What is Biotechnology?

Plant biotechnology has been ongoing as long as farmers and plant breeders have tried to create crops with more desirable characteristics, such as plants that are taller or shorter, or more resistant to adverse growing conditions. Originally, they created new plants by cross-breeding. Cross-breeding shuffles the plant’s genes and results in variation, but it is unpredictable. In contrast, today’s genetic modification techniques define the desired characteristic and insert a gene that expresses it to improve the plant.

Advances in molecular biology in the 1970s made it possible to identify the specific gene responsible for a trait, isolate that gene, and transfer it from any type of organism to plant cells. Instead of making tens of thousands of genetic changes, genetic modification inserts a gene with a known single beneficial trait into the plant. Scientists know what the protein specified by the gene does, so it is a more targeted change with less unintentional disruption to the plant’s other genes. Plant breeders embraced genetic modification because it offered precision and a quicker way of obtaining a desired trait in a plant.

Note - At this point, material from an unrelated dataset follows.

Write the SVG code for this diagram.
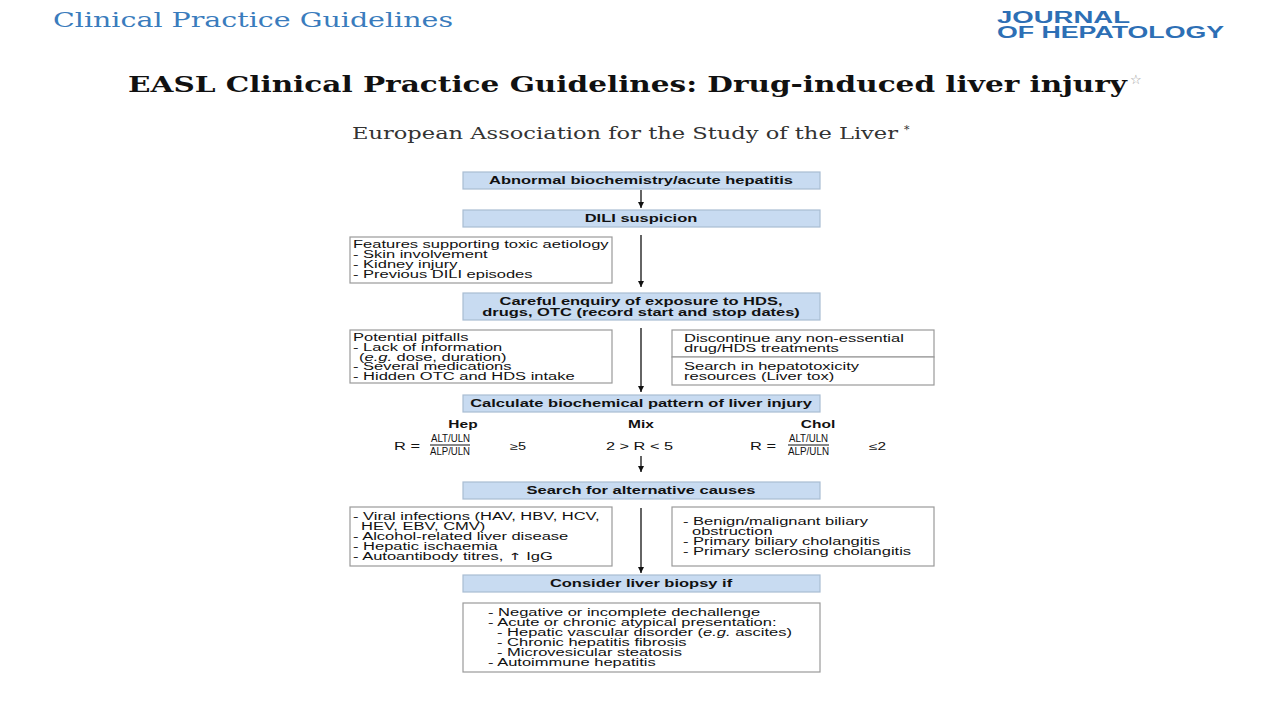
<svg xmlns="http://www.w3.org/2000/svg" width="1280" height="720" viewBox="0 0 1280 720">
<defs>
<marker id="ah" viewBox="0 0 10 10" refX="10" refY="5" markerWidth="6" markerHeight="6" markerUnits="userSpaceOnUse" orient="auto">
<path d="M0,0 L10,5 L0,10 z" fill="#111"/>
</marker>
<style>
.hdr{font-family:"DejaVu Serif","Liberation Serif",serif;}
.blue{fill:#c8dbf1;stroke:#a9bdd3;stroke-width:1.2;}
.wbox{fill:#fff;stroke:#9a9a9a;stroke-width:1.2;}
.bt{font-family:"Liberation Sans",Arial,sans-serif;font-size:10px;font-weight:bold;fill:#111;text-anchor:middle;}
.t{font-family:"Liberation Sans",Arial,sans-serif;font-size:10px;fill:#111;}
.f{font-family:"Liberation Sans",Arial,sans-serif;font-size:11.5px;fill:#111;}
.conn line{stroke:#111;stroke-width:1.3;}
</style>
</defs>
<rect width="1280" height="720" fill="#fff"/>
<text class="hdr" x="53" y="27" font-size="20" fill="#3a7cbd" textLength="400" lengthAdjust="spacingAndGlyphs">Clinical Practice Guidelines</text>
<text x="997" y="23" font-family="Liberation Sans,Arial,sans-serif" font-weight="bold" font-size="16" fill="#2d6fb5" textLength="133" lengthAdjust="spacingAndGlyphs">JOURNAL</text>
<text x="997" y="38" font-family="Liberation Sans,Arial,sans-serif" font-weight="bold" font-size="16" fill="#2d6fb5" textLength="227" lengthAdjust="spacingAndGlyphs">OF HEPATOLOGY</text>
<text class="hdr" x="128" y="92" font-size="23" font-weight="bold" fill="#111" textLength="999" lengthAdjust="spacingAndGlyphs">EASL Clinical Practice Guidelines: Drug-induced liver injury</text>
<text class="hdr" x="1130" y="84" font-size="13" fill="#999">☆</text>
<text class="hdr" x="352" y="139" font-size="16" fill="#333" textLength="546" lengthAdjust="spacingAndGlyphs">European Association for the Study of the Liver</text>
<text class="hdr" x="904" y="133" font-size="11" fill="#333">*</text>

<g class="conn">
<line x1="641" y1="190" x2="641" y2="208" marker-end="url(#ah)"/>
<line x1="641" y1="235" x2="641" y2="287" marker-end="url(#ah)"/>
<line x1="641" y1="328" x2="641" y2="392" marker-end="url(#ah)"/>
<line x1="641" y1="456" x2="641" y2="472" marker-end="url(#ah)"/>
<line x1="641" y1="508" x2="641" y2="573" marker-end="url(#ah)"/>
</g>

<g id="n1"><rect class="blue" x="463" y="172" width="357" height="17"/><text class="bt" transform="translate(641,184) scale(1.65,1)">Abnormal biochemistry/acute hepatitis</text></g>
<g id="n2"><rect class="blue" x="463" y="210" width="357" height="17"/><text class="bt" transform="translate(641,222) scale(1.65,1)">DILI suspicion</text></g>
<g id="n3"><rect class="wbox" x="350" y="237" width="262" height="46"/>
<text class="t" transform="translate(353,248) scale(1.65,1)">Features supporting toxic aetiology</text>
<text class="t" transform="translate(353,258) scale(1.65,1)">- Skin involvement</text>
<text class="t" transform="translate(353,268) scale(1.65,1)">- Kidney injury</text>
<text class="t" transform="translate(353,278) scale(1.65,1)">- Previous DILI episodes</text></g>
<g id="n4"><rect class="blue" x="463" y="293" width="357" height="27"/>
<text class="bt" transform="translate(641,305) scale(1.65,1)">Careful enquiry of exposure to HDS,</text>
<text class="bt" transform="translate(641,316) scale(1.65,1)">drugs, OTC (record start and stop dates)</text></g>
<g id="n5"><rect class="wbox" x="350" y="330" width="262" height="53"/>
<text class="t" transform="translate(353,341) scale(1.65,1)">Potential pitfalls</text>
<text class="t" transform="translate(353,351) scale(1.65,1)">- Lack of information</text>
<text class="t" transform="translate(359,360.5) scale(1.65,1)">(<tspan font-style="italic">e.g.</tspan> dose, duration)</text>
<text class="t" transform="translate(353,370) scale(1.65,1)">- Several medications</text>
<text class="t" transform="translate(353,380) scale(1.65,1)">- Hidden OTC and HDS intake</text></g>
<g id="n6"><rect class="wbox" x="672" y="330" width="262" height="27"/>
<text class="t" transform="translate(684,342) scale(1.65,1)">Discontinue any non-essential</text>
<text class="t" transform="translate(684,352) scale(1.65,1)">drug/HDS treatments</text></g>
<g id="n7"><rect class="wbox" x="672" y="357" width="262" height="28"/>
<text class="t" transform="translate(684,370) scale(1.65,1)">Search in hepatotoxicity</text>
<text class="t" transform="translate(684,380) scale(1.65,1)">resources (Liver tox)</text></g>
<g id="n8"><rect class="blue" x="463" y="395" width="357" height="17"/><text class="bt" transform="translate(641,407) scale(1.65,1)">Calculate biochemical pattern of liver injury</text></g>
<g id="hep">
<text class="bt" transform="translate(463,428) scale(1.55,1)">Hep</text>
<text class="t" x="394" y="450" font-size="12" textLength="26" lengthAdjust="spacingAndGlyphs">R =</text>
<text class="f" x="431" y="442" textLength="39" lengthAdjust="spacingAndGlyphs">ALT/ULN</text>
<line x1="430" y1="445" x2="470" y2="445" stroke="#111" stroke-width="1"/>
<text class="f" x="430" y="455" textLength="40" lengthAdjust="spacingAndGlyphs">ALP/ULN</text>
<text class="t" x="510" y="450" font-size="12" textLength="16" lengthAdjust="spacingAndGlyphs">≥5</text></g>
<g id="mix">
<text class="bt" transform="translate(641,428) scale(1.55,1)">Mix</text>
<text class="t" x="606" y="450" font-size="12" textLength="67" lengthAdjust="spacingAndGlyphs">2 &gt; R &lt; 5</text></g>
<g id="chol">
<text class="bt" transform="translate(818,428) scale(1.55,1)">Chol</text>
<text class="t" x="750" y="450" font-size="12" textLength="26" lengthAdjust="spacingAndGlyphs">R =</text>
<text class="f" x="789" y="442" textLength="39" lengthAdjust="spacingAndGlyphs">ALT/ULN</text>
<line x1="788" y1="445" x2="829" y2="445" stroke="#111" stroke-width="1"/>
<text class="f" x="788" y="455" textLength="41" lengthAdjust="spacingAndGlyphs">ALP/ULN</text>
<text class="t" x="869" y="450" font-size="12" textLength="17" lengthAdjust="spacingAndGlyphs">≤2</text></g>
<g id="n9"><rect class="blue" x="463" y="482" width="357" height="17"/><text class="bt" transform="translate(641,494) scale(1.65,1)">Search for alternative causes</text></g>
<g id="n10"><rect class="wbox" x="350" y="507" width="262" height="59"/>
<text class="t" transform="translate(353,520) scale(1.65,1)">- Viral infections (HAV, HBV, HCV,</text>
<text class="t" transform="translate(361,530) scale(1.65,1)">HEV, EBV, CMV)</text>
<text class="t" transform="translate(353,540) scale(1.65,1)">- Alcohol-related liver disease</text>
<text class="t" transform="translate(353,550) scale(1.65,1)">- Hepatic ischaemia</text>
<text class="t" transform="translate(353,560) scale(1.65,1)">- Autoantibody titres, <tspan font-family="DejaVu Sans,sans-serif" fill="#111">↑</tspan> IgG</text></g>
<g id="n11"><rect class="wbox" x="672" y="507" width="262" height="59"/>
<text class="t" transform="translate(683,525) scale(1.65,1)">- Benign/malignant biliary</text>
<text class="t" transform="translate(692,535) scale(1.65,1)">obstruction</text>
<text class="t" transform="translate(683,545) scale(1.65,1)">- Primary biliary cholangitis</text>
<text class="t" transform="translate(683,555) scale(1.65,1)">- Primary sclerosing cholangitis</text></g>
<g id="n12"><rect class="blue" x="463" y="575" width="357" height="17"/><text class="bt" transform="translate(641,587) scale(1.65,1)">Consider liver biopsy if</text></g>
<g id="n13"><rect class="wbox" x="463" y="603" width="357" height="69"/>
<text class="t" transform="translate(488,616) scale(1.65,1)">- Negative or incomplete dechallenge</text>
<text class="t" transform="translate(488,626) scale(1.65,1)">- Acute or chronic atypical presentation:</text>
<text class="t" transform="translate(497,636) scale(1.65,1)">- Hepatic vascular disorder (<tspan font-style="italic">e.g.</tspan> ascites)</text>
<text class="t" transform="translate(497,646) scale(1.65,1)">- Chronic hepatitis fibrosis</text>
<text class="t" transform="translate(497,656) scale(1.65,1)">- Microvesicular steatosis</text>
<text class="t" transform="translate(488,666) scale(1.65,1)">- Autoimmune hepatitis</text></g>
</svg>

The United Nations defines biotechnology as "any technological application that uses biological systems, living organisms, or derivatives thereof, to make or modify products or processes for specific use." Biotechnology draws on the pure biological sciences (genetics, microbiology, molecular biology, biochemistry, embryology, cell biology) and in many instances is also dependent on knowledge and methods from outside the sphere of biology (chemical engineering, bioprocess engineering, information technology, biorobotics, and others).